▶ [MATERIAL]

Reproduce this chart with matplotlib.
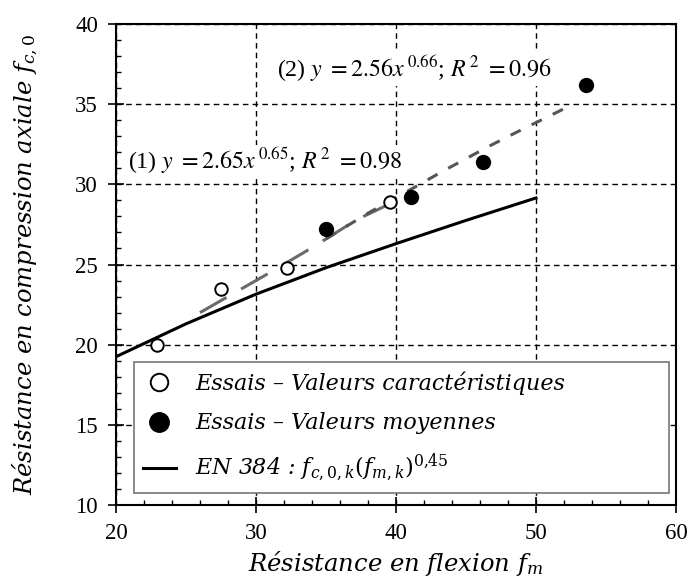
import matplotlib
matplotlib.use("Agg")
import matplotlib.pyplot as plt
from matplotlib.ticker import MultipleLocator

# ---- data ----
fm_char = [22.9, 27.5, 32.2, 39.6]          # characteristic values (open circles)
fc_char = [20.0, 23.5, 24.8, 28.9]
fm_mean = [35.0, 41.1, 46.2, 53.6]          # mean values (filled circles)
fc_mean = [27.2, 29.2, 31.4, 36.2]

fit1_x = [26.0, 30.8, 34.1, 37.2, 39.6]     # fit (1) on characteristic values
fit1_y = [22.0, 24.4, 26.1, 27.8, 28.8]
fit2_x = [35.0, 38.0, 41.7, 43.3, 46.7, 48.5, 52.2]   # fit (2) on mean values
fit2_y = [26.6, 28.2, 30.0, 30.8, 32.4, 33.2, 34.8]

en384_x = [20, 25, 30, 35, 40, 45, 50]      # EN 384 curve
en384_y = [19.25, 21.3, 23.15, 24.8, 26.3, 27.75, 29.15]

x_ticks = [20, 30, 40, 50, 60]
y_ticks = [10, 15, 20, 25, 30, 35, 40]

eq1 = r"(1) $y\ =2.65x^{\,0.65}$; $R^{\,2}\ =0.98$"
eq2 = r"(2) $y\ =2.56x^{\,0.66}$; $R^{\,2}\ =0.96$"
lab_char = "Essais – Valeurs caractéristiques"
lab_mean = "Essais – Valeurs moyennes"
lab_en = r"EN 384 : $f_{c,0,k}\left(f_{m,k}\right)^{0{,}45}$"
xlabel = r"Résistance en flexion $f_m$"
ylabel = r"Résistance en compression axiale $f_{c,0}$"

plt.rcParams['mathtext.fontset'] = 'dejavuserif'

fig = plt.figure(figsize=(6.88, 5.79), dpi=100)
ax = fig.add_axes([116/688, 74/579, 560/688, 481/579])

ax.set_xlim(20, 60)
ax.set_ylim(10, 40)
ax.set_xticks(x_ticks)
ax.set_yticks(y_ticks)
ax.xaxis.set_minor_locator(MultipleLocator(2))
ax.yaxis.set_minor_locator(MultipleLocator(1))

ax.grid(True, which='major', color='black', ls=(0, (4, 3)), lw=1.0)
ax.set_axisbelow(True)

for s in ax.spines.values():
    s.set_linewidth(1.5)

ax.tick_params(which='major', direction='inout', length=11, width=1.2,
               labelsize=16.5, pad=7.5, labelfontfamily='Liberation Serif')
ax.tick_params(which='minor', direction='in', length=3.5, width=1.0)

ax.plot(en384_x, en384_y, color='black', lw=2.2, label=lab_en, zorder=3)
ax.plot(fit1_x, fit1_y, color='#6a6a6a', lw=2.2, ls=(0, (10, 5.5)), zorder=3)
ax.plot(fit2_x, fit2_y, color='#555555', lw=2.2, ls=(0, (3.7, 4)), zorder=3)
ax.plot(fm_char, fc_char, 'o', ms=9, mfc='white', mec='black', mew=1.4,
        ls='none', label=lab_char, zorder=4)
ax.plot(fm_mean, fc_mean, 'o', ms=10, mfc='black', mec='black',
        ls='none', label=lab_mean, zorder=4)

ax.text(20.86, 31.44, eq1, fontsize=17.3, family='Liberation Serif',
        math_fontfamily='stix', va='center', ha='left', zorder=2,
        bbox=dict(facecolor='white', edgecolor='none', pad=1))
ax.text(31.5, 37.2, eq2, fontsize=17.3, family='Liberation Serif',
        math_fontfamily='stix', va='center', ha='left', zorder=2,
        bbox=dict(facecolor='white', edgecolor='none', pad=1))

ax.set_xlabel(xlabel, family='DejaVu Serif', style='italic', fontsize=17.5)
ax.set_ylabel(ylabel, family='DejaVu Serif', style='italic', fontsize=17.5)
ax.xaxis.set_label_coords(0.5, -0.092)
ax.yaxis.set_label_coords(-0.136, 0.5)

h, l = ax.get_legend_handles_labels()
order = [1, 2, 0]
leg = ax.legend([h[i] for i in order], [l[i] for i in order],
                loc='upper left', bbox_to_anchor=(0.032, 0.023, 0.955, 0.274),
                mode='expand', borderaxespad=0, fancybox=False, framealpha=1,
                edgecolor='#777777', markerscale=1.4, handlelength=1.5,
                handletextpad=0.85, labelspacing=0.8, borderpad=0.4,
                prop=dict(family='DejaVu Serif', style='italic', size=16))
leg.get_frame().set_linewidth(1.2)
leg.set_zorder(5)

fig.savefig("out.png", dpi=100)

▶ [AIM OF THE EXERCISE] Scan the data above and copy every line with "matplotlib" in it.

▶ [EXERCISE ANSWER]
Reproduce this chart with matplotlib.
import matplotlib
matplotlib.use("Agg")
import matplotlib.pyplot as plt
from matplotlib.ticker import MultipleLocator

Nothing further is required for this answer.